A tale of two interfaces: Dynamic nitrate removal in the hyporheic zone of a tidal fresh river

Abstract:

At the interface of rivers and oceans, tidal freshwater zones (TFZs) stretch for tens to hundreds of kilometers but are rarely monitored for nitrogen export due to their complex hydrodynamics. Field observations from the TFZ of White Clay Creek (Delaware, USA) show that river discharge and nitrate export rates decrease during rising tide, while hyporheic storage increases. During falling tide, river discharge and nitrate export rates increase, while stored hyporheic water is released to the river. We estimate that 11% of river water exchanges through the hyporheic zone of this TFZ due to tidal pumping alone. We developed a one-dimensional, coupled fluid flow and solute transport model to quantify the influence of tidal pumping on nitrate removal in the riverbed. Tidal pumping promotes a deep, oscillating zone of aerobic respiration that limits denitrification near the sediment-water interface.
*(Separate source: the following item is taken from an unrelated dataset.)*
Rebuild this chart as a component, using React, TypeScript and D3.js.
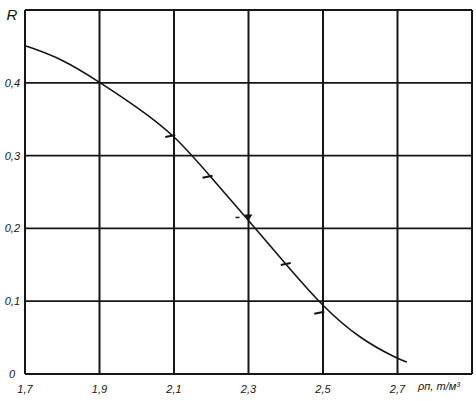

As tide rises, groundwater residence times in shallow riverbed sediments increase, which causes a doubling of denitrification rates relative to falling tide. Given a uniform substrate along TFZs, removal rates of groundwater-borne nitrate should decrease as tidal amplitude increases downstream. Denitrification hot spots should occur in less permeable, organic-rich sediment under low tidal ranges. Because TFZs connect lowland nitrogen sources to the ocean, it is imperative that we expand monitoring efforts and elucidate their role in nitrogen export to the coast.